In the Twin Cities on Friday, temperatures hovering around zero left an impression. Extra dogs streamed into a downtown day care, frostbite cases ticked up at a hospital and some events were called off. Gov. Tim Walz even speculated about possibly closing schools next week to protect against the big chill.
But many signature winter events, like the St. Paul Winter Carnival and the U.S. Pond Hockey Championships in south Minneapolis, were still on track to continue through the weekend.
“It’s Minnesota — when has the cold hurt you?” said Brittany Schneider while watching the pond hockey activities with her family at Lake Nokomis.
More than 30 Boy Scouts planned to sleep outdoors in DIY shelters this weekend at a camp north of Brainerd. Enduring a night of subzero temperatures will earn them a Zero Hero badge, though organizers said they will be at the ready if the Scouts want to go inside.
“We tell them, ‘It is not a shame to say I’m cold,’ ” said Mary Herlich, camp program manager. “There will be plenty of opportunities to get that Zero Hero badge.”
For others, such activities weren’t worth the risk.
A group of more than 30 cadets with the Minnesota division of the Civil Air Patrol — most of them teenagers — had planned to spend the weekend in the woods north of Bemidji learning winter survival skills. But the annual training, which includes building shelters and learning how to signal airplanes, was postponed.
“With the cold and the wind temperatures, anytime you’re looking at 10 below, 15 below, there’s no sense going,” said Jim Jagow, chief of staff for the Minnesota Wing Commander of the Civil Air Patrol.
HCMC in downtown Minneapolis had seen six cases of frostbite since Thursday, two of them severe enough to require admission. That brought the overall number of cases this month to 28.
And that could rise even higher next week, when temperatures are forecast to dip deep below zero. Joe Calderone, a senior forecaster with the National Weather Service in Chanhassen, said there will be low double-digit highs on Saturday before the mercury plunges into the negative 20s on Tuesday night following a period of snow.
“We’re looking at exceptionally cold air coming in here for the Tuesday-through-Thursday period of next week,” Calderone said.
Walz said Friday that his staff was mulling the circumstances under which the state might shut down all schools, as happened in 2014 when temperatures were forecast to drop to 25 to 35 below across the state.
“I’ve asked my team to put together … the criteria,” Walz said. “But in full disclosure, I really trust local officials and superintendents to make these decisions. We’ll see when it’s the proper role.”
In preparation for next week, downtown Minneapolis nonprofit YouthLink — which works with homeless youth — said it would be open 24 hours a day Monday through Friday.
Many people interviewed outdoors on Friday emphasized one word: layers.
“I just think you should dress for it.
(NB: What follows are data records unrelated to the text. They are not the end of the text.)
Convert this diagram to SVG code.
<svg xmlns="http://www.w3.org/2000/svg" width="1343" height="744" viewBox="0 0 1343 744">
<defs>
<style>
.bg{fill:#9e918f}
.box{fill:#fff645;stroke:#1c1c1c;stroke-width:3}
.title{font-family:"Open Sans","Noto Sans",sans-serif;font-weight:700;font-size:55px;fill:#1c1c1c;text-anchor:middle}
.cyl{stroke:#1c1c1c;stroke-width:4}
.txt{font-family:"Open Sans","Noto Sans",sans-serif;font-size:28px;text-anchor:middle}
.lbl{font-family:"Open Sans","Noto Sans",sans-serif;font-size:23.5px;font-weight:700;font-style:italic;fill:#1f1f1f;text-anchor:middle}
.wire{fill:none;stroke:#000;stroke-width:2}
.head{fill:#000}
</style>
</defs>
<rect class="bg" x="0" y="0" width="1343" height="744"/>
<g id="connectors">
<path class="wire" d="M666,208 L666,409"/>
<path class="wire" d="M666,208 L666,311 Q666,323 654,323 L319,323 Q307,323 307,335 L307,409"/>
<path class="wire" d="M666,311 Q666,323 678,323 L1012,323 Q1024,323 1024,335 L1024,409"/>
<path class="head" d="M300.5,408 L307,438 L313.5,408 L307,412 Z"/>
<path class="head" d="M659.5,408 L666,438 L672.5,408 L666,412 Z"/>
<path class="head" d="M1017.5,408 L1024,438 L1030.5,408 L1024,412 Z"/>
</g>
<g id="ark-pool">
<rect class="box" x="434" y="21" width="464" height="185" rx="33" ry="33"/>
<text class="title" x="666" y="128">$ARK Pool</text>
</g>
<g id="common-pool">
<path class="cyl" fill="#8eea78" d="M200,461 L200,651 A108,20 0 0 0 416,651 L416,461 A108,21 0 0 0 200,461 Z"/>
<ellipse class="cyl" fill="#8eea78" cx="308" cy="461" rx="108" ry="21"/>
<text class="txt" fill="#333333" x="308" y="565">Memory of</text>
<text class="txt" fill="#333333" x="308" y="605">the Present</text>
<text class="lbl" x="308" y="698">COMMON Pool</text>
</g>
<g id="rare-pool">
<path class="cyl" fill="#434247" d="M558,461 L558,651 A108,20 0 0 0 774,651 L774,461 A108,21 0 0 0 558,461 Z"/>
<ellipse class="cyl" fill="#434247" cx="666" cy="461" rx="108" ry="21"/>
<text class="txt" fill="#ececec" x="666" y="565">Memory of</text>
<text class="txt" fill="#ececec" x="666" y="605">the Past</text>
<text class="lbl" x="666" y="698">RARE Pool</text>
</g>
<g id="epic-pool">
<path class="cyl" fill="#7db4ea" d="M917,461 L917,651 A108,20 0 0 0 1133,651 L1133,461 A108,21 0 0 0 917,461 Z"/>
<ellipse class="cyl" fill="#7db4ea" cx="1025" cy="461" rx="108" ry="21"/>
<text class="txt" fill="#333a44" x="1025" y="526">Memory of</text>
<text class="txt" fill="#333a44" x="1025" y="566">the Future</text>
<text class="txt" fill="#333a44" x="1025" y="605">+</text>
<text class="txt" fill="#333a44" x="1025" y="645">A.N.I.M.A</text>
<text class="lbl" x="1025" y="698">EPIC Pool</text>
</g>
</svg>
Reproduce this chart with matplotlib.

Don’t try to be cute. Layers, layers, layers,” said Heidi Iverson, a letter carrier filling up her car at a south Minneapolis gas station.
The number of dogs coming into Downtown Dogs day care goes up by about 50 percent when the weather turns this cold, owner Ralph Bernstein said.
“A lot of it really is about making sure that the dogs get the exercise and runaround and play time that they wouldn’t otherwise get because it’s just too cold,” Bernstein said. “It’s unhealthy, even for a dog who lives with a fur coat.”
Nick Magrino had planned to host an annual ice-fishing party Saturday with friends on Bde Maka Ska, formerly Lake Calhoun. His family even flew in from Virginia for the event. But he postponed it for the first time in its seven-year existence after closely watching the weather forecast.
“Obviously it’s great to embrace winter, but it’s not super fun if it’s, like, five degrees and cloudy and windy,” Magrino said.
Light-rail passenger Brittany Whiteman, enduring her first Minnesota winter, wondered aloud why she had moved here. But she quickly remembered that the summers make it worthwhile.
“I’m glad we live here,” she said. “But dang, it’s cold.”
Staff writer J. Patrick Coolican and University of Minnesota student David Mullen contributed to this report.